If I were to ask the Ceph community (and our Ceph developers) for my wish-list, it would include these items to help make Ceph for HPC even better:
- Real RDMA support
- MDS affinity setting (either ceph.conf or in the mount command?)
- Continued work on OSD performance
A few other thoughts about HPC and SUSE Enterprise Storage are probably in order as well.
The first being that our storage is able to service both your high-performance AND your high-capacity needs, with support for erasure coded pools and protocols like NFS, S3, Samba, etc.
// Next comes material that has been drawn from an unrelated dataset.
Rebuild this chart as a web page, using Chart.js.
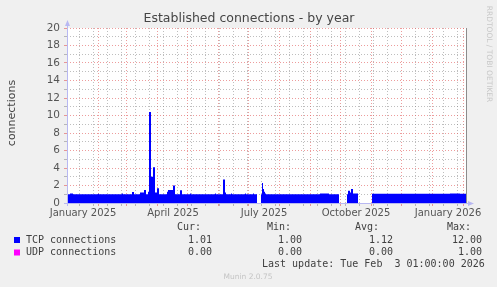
<!DOCTYPE html>
<html>
<head>
<meta charset="utf-8">
<script src="https://cdn.jsdelivr.net/npm/chart.js@4"></script>
<style>
  html, body { margin: 0; padding: 0; background: #f0f0f0; }
  canvas { display: block; }
</style>
</head>
<body>
<canvas id="connChart" width="497" height="287"></canvas>
<script>
// x values are days counted from 1 January 2025 (one pixel per day in the original)
// each value holds until the next day in the list; a null value starts a gap with no data
const tcpDays = [
  0, 3, 6, 31, 32, 55, 56, 65, 67, 73, 77, 79,
  81, 82, 84, 86, 88, 90, 92,
  100, 101, 106, 108, 113, 115, 123, 124,
  148, 149, 156, 158, 159, 164, 165, 178, 179, 186, 187,
  190, 190, 194, 195, 196, 197, 198, 199,
  253, 262, 272, 272, 280, 281, 283, 284, 286, 291, 291,
  305, 383, 393, 399
];
const tcpValues = [
  1.0, 1.1, 1.0, 1.05, 1.0, 1.1, 1.0, 1.25, 1.0, 1.2, 1.5, 1.0,
  1.3, 10.4, 3.0, 4.1, 1.2, 1.7, 1.0,
  1.3, 1.5, 2.0, 1.0, 1.45, 1.0, 1.1, 1.0,
  1.1, 1.0, 2.7, 1.2, 1.0, 1.1, 1.0, 1.1, 1.0, 1.1, 1.0,
  1.0, null, 1.0, 2.3, 1.6, 1.3, 1.1, 1.0,
  1.1, 1.0, 1.0, null, 1.0, 1.4, 1.2, 1.6, 1.1, 1.1, null,
  1.05, 1.1, 1.05, 1.05
];
const udpDays = [0, 190, 190, 194, 272, 272, 280, 291, 291, 305, 399];
const udpValues = [0, 0, null, 0, 0, null, 0, 0, null, 0, 0];

const tickDays = [0, 90, 181, 273, 365];
const tickLabels = ['January 2025', 'April 2025', 'July 2025', 'October 2025', 'January 2026'];
const monthDays = [0, 31, 59, 90, 120, 151, 181, 212, 243, 273, 304, 334, 365, 396];
const weekGridDays = [12, 26, 40, 54, 68, 82, 96, 110, 124, 138, 152, 166, 180, 194,
  208, 222, 236, 250, 264, 278, 292, 306, 320, 334, 348, 362, 376, 390];

const seriesNames = ['TCP connections', 'UDP connections'];
const seriesColors = ['#0000ff', '#ff00ff'];
const curValues = ['1.01', '0.00'];
const minValues = ['1.00', '0.00'];
const avgValues = ['1.12', '0.00'];
const maxValues = ['12.00', '1.00'];

const majorGrid = 'rgba(225, 90, 90, 0.6)';
const minorGrid = 'rgba(125, 125, 125, 0.5)';

const toPoints = (xs, ys) => xs.map((x, i) => ({ x: x, y: ys[i] }));

const muninDecor = {
  id: 'muninDecor',
  beforeDraw(chart) {
    const { ctx, chartArea: a } = chart;
    ctx.save();
    ctx.fillStyle = '#f0f0f0';
    ctx.fillRect(0, 0, chart.width, chart.height);
    ctx.fillStyle = '#ffffff';
    ctx.fillRect(a.left, a.top, a.right - a.left, a.bottom - a.top);
    ctx.restore();
  },
  afterDatasetsDraw(chart) {
    const { ctx, chartArea: a } = chart;
    ctx.save();

    // right edge line
    ctx.strokeStyle = '#8c8c8c';
    ctx.lineWidth = 1;
    ctx.beginPath();
    ctx.moveTo(a.right + 0.5, a.top);
    ctx.lineTo(a.right + 0.5, a.bottom);
    ctx.stroke();

    // axes with arrows
    ctx.strokeStyle = '#b8b8f2';
    ctx.fillStyle = '#b8b8f2';
    ctx.beginPath();
    ctx.moveTo(a.left + 0.5, a.bottom + 3);
    ctx.lineTo(a.left + 0.5, a.top - 3);
    ctx.moveTo(a.left - 3, a.bottom + 0.5);
    ctx.lineTo(a.right + 3, a.bottom + 0.5);
    ctx.stroke();
    ctx.beginPath();
    ctx.moveTo(a.left - 2, a.top - 2);
    ctx.lineTo(a.left + 3, a.top - 2);
    ctx.lineTo(a.left + 0.5, a.top - 8);
    ctx.fill();
    ctx.beginPath();
    ctx.moveTo(a.right + 2, a.bottom - 2);
    ctx.lineTo(a.right + 2, a.bottom + 3);
    ctx.lineTo(a.right + 8, a.bottom + 0.5);
    ctx.fill();

    // title
    ctx.fillStyle = '#454545';
    ctx.font = '12.5px "DejaVu Sans"';
    ctx.textAlign = 'center';
    ctx.textBaseline = 'middle';
    ctx.fillText('Established connections - by year', 249, 19);

    // y axis title
    ctx.save();
    ctx.translate(12, 113);
    ctx.rotate(-Math.PI / 2);
    ctx.font = '11px "DejaVu Sans"';
    ctx.fillText('connections', 0, 0);
    ctx.restore();

    // rrdtool credit
    ctx.save();
    ctx.translate(488.5, 54);
    ctx.rotate(Math.PI / 2);
    ctx.fillStyle = '#c8c8c8';
    ctx.font = '7.5px "DejaVu Sans"';
    ctx.fillText('RRDTOOL / TOBI OETIKER', 0, 0);
    ctx.restore();

    // legend table
    ctx.font = '10px "DejaVu Sans Mono"';
    ctx.fillStyle = '#404040';
    ctx.textAlign = 'left';
    ctx.fillText('Cur:', 177, 227);
    ctx.fillText('Min:', 267, 227);
    ctx.fillText('Avg:', 355, 227);
    ctx.fillText('Max:', 447, 227);
    seriesNames.forEach((name, i) => {
      const y = 240 + i * 12.5;
      ctx.fillStyle = seriesColors[i];
      ctx.fillRect(14, y - 3, 6, 6);
      ctx.fillStyle = '#404040';
      ctx.textAlign = 'left';
      ctx.fillText(name, 26, y);
      ctx.textAlign = 'right';
      ctx.fillText(curValues[i], 212, y);
      ctx.fillText(minValues[i], 302, y);
      ctx.fillText(avgValues[i], 393, y);
      ctx.fillText(maxValues[i], 482, y);
    });
    ctx.textAlign = 'left';
    ctx.fillText('Last update: Tue Feb  3 01:00:00 2026', 262, 264.5);

    ctx.fillStyle = '#c4c4c4';
    ctx.font = '7.5px "DejaVu Sans"';
    ctx.textAlign = 'center';
    ctx.fillText('Munin 2.0.75', 248, 277);
    ctx.restore();
  }
};

Chart.defaults.font.family = '"DejaVu Sans"';

new Chart(document.getElementById('connChart'), {
  type: 'line',
  data: {
    datasets: [
      {
        label: seriesNames[0],
        data: toPoints(tcpDays, tcpValues),
        stepped: 'before',
        fill: 'origin',
        backgroundColor: seriesColors[0],
        borderColor: 'rgba(0,0,0,0)',
        borderWidth: 1,
        pointRadius: 0,
        spanGaps: false
      },
      {
        label: seriesNames[1],
        data: toPoints(udpDays, udpValues),
        stepped: 'before',
        fill: false,
        borderColor: seriesColors[1],
        borderWidth: 1,
        pointRadius: 0,
        spanGaps: false
      }
    ]
  },
  options: {
    responsive: false,
    animation: false,
    layout: { padding: { left: 0, right: 31, top: 28, bottom: 64 } },
    plugins: {
      legend: { display: false },
      title: { display: false },
      tooltip: { enabled: false }
    },
    scales: {
      x: {
        type: 'linear',
        min: 0,
        max: 399,
        afterFit: scale => { scale.height = 20; },
        afterBuildTicks: scale => {
          scale.ticks = monthDays.concat(weekGridDays)
            .filter((v, i, arr) => arr.indexOf(v) === i)
            .sort((p, q) => p - q)
            .map(v => ({ value: v }));
        },
        grid: {
          color: c => (c.tick && monthDays.includes(c.tick.value)) ? majorGrid : minorGrid,
          drawTicks: true,
          tickLength: 3
        },
        border: { display: false, dash: [1, 2] },
        ticks: {
          autoSkip: false,
          maxRotation: 0,
          minRotation: 0,
          padding: 1,
          labelOffset: 16,
          color: '#555',
          font: { size: 10 },
          callback: v => {
            const k = tickDays.indexOf(v);
            return k >= 0 ? tickLabels[k] : '';
          }
        }
      },
      y: {
        min: 0,
        max: 20,
        afterFit: scale => { scale.width = 67; },
        grid: {
          color: c => (c.tick && c.tick.value % 2 === 0) ? majorGrid : minorGrid,
          drawTicks: true,
          tickLength: 3
        },
        border: { display: false, dash: [1, 2] },
        ticks: {
          stepSize: 1,
          autoSkip: false,
          padding: 4,
          color: '#555',
          font: { size: 10.5 },
          callback: v => (v % 2 === 0 ? v : '')
        }
      }
    }
  },
  plugins: [muninDecor]
});
</script>
</body>
</html>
Some key partners in supporting the secondary storage uses are with iRODS and HPE with DMF, though any number of solutions exist that can leverage the S3 interface for data tiering strategies.
The second thought would be that the uses of SUSE Enterprise Storage are certainly not limited to HPC environments. There are significant areas of use in virtualization, containers, media & entertainment, and more recently analytics. In the analytics space, SUSE Enterprise Storage makes the perfect solution for your data lake. Whether you are using an object-based strategy with S3 or a files-based strategy using CephFS, Samba, or NFS, we have the solution for your environment.
No matter what your use case, our current IO500 score and fantastic TCO make SUSE Enterprise Storage a great choice for your departmental or workgroup sized HPC cluster.